The Complexity in Materials group conducts both theoretical and experimental research into complex phenomena in material science. Particular areas of interest include: hysteresis and noise in ferromagnetic material, fluctuations in fracture and plasticity, collective transport in nanostructured materials and deformation in soft condensed matter physics. We are particularly active in the statistical analysis of the Barkhausen noise in ferromagnetic thin films and strips, and in the study of computational models for magnetic domain walls in disordered media. We perform large scale numerical simulations of lattice models for the fracture and plasticity of heterogeneous materials. Another subject of current investigation is the topological properties of deformed colloidal and vortex crystals, which we study by molecular dynamics simulations.

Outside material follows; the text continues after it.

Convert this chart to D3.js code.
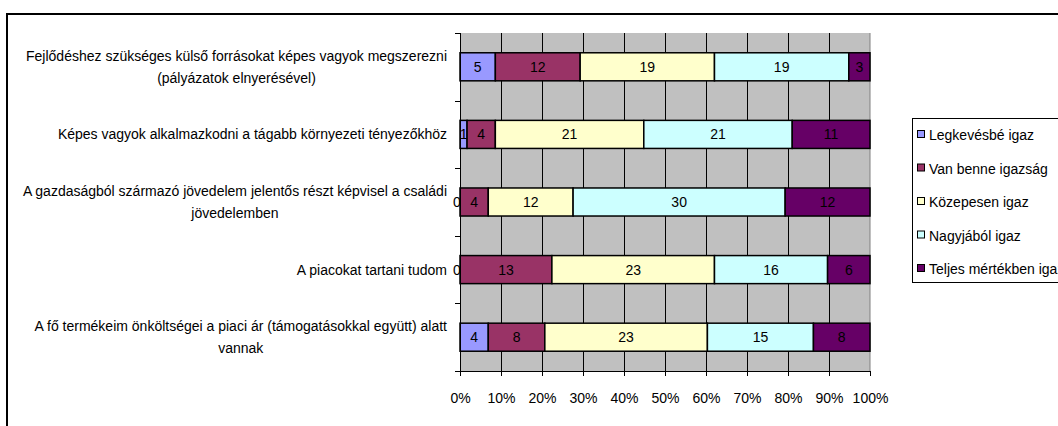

Domain wall dynamics in ferromagnetic materials:
The Barkhausen effect is the name given to the noise in the magnetic output generated in a ferromagnetic material when the magnetising field applied to it is changed. It is understood that the origin of this noise is due to the fact that the domain wall, which moves in response to the externally applied magnetic field, moves in a jerky manner. This irregular motion is due to the fact that the domain wall can become pinned, at various points, by impurities in the material. By increasing the strength of the external field the domain wall can become locally depined and moves forward, only to become trapped once again by more impurities further ahead. The study of the Barkhausen effect is currently one of the most active fields in the science of soft magnetic materials. There is considerable interest from an applied perspective, since the amount of Barkhausen noise for a given material is linked with the amount of impurities and defects it contains. This effect can be used as a non-destructive means of analysing the mechanical properties of a material. However, the success of this approach is contingent on having a flexible and accurate simulation method. The method must be able to incorporate a number of effects which can yeild a dramatic change in the morphological and dynamic properties of the domain wall. These include: (i) a cross over in the presence of long range dipolar forces acting on the domain wall, (ii) a cross over upon going from a strictly 1D interface (in a 2D space) to a 2D interface (in 3D space).
The above image (from our recent paper) shows the effect on the morphology of the domain wall depending on the strength of the long range dipolar forces. These long range forces are weak for low values of the saturation magnetisation (left image) and strong for high values of the saturation magnetisation (right image). It is found that the behaviour of Barkhausen avalanches can be described by two separate universality classes depending on the value of the saturation magnetization. On the one hand, when the long range diploar interaction is strong the domain wall has saw toothed morphology which has the effect of reducing the magnetic charge density. On the other hand, by increasing the temperature of the sample it is possible to study the regime in which the saturation magnetization is negligible. In this case the morphology of the domain wall is dominated by line tension and is observed to form a rough interface free of large zigzags.
Statistical models for fracture and plasticity
The average damage concentration around a notch in a disordered medium allows to identify a fracture process zone, in red.
The comparison between an optimal path (ME) and a perfectly plastic yield surface in a model for plasticity in a disordered medium.
The complexity in materials group has been working in the characterization of fracture and plasticity in disordered media through the use of statistical lattice models, which allow for relatively simple descriptions of disorder and elasticity. The cornerstone in this respect has been for the last twenty years the Random Fuse Model (RFM) a lattice model for the fracture of solid materials in which as a further key simplification vectorial elasticity has been substituted with a scalar field. Recently, we have used the RFM to study the crossover from deterministic to statistical size effects when the sample has a large notch (1). This is a central problem in materials science and engineering, since the dependence on the sample size of the fracture strength has important implication for the safety and reliability of components and structures. In our study, we were able to show that statistical size effects always prevail at sufficiently large sizes even if a large flaw is present in the sample. We have also characterized the elusive fracture process zone ahead of the crack tip, where most of the damage processes take place (Figure). While brittle materials show dramatic size effects, with the strength going to zero as the sampe size increases, ductile materials show much smaller size effects. A plastic version of the RFM has been used to study ductile yielding of disordered media and the relation to optimization (2). It has been argued in the past that yielding is an optimization process and that the yield surface, where the plastic deformation is concentrated, corresponds to a minimum energy surface. We have shown that this claim does not apply (see Figure) and the two surfaces differ. As a result, the global yield stress is lower than expected from naive optimization and the difference persists as the sample size increases. We have provided a theoretical argument that explains how this behavior arises from the very different nature of the optimization problem in both cases.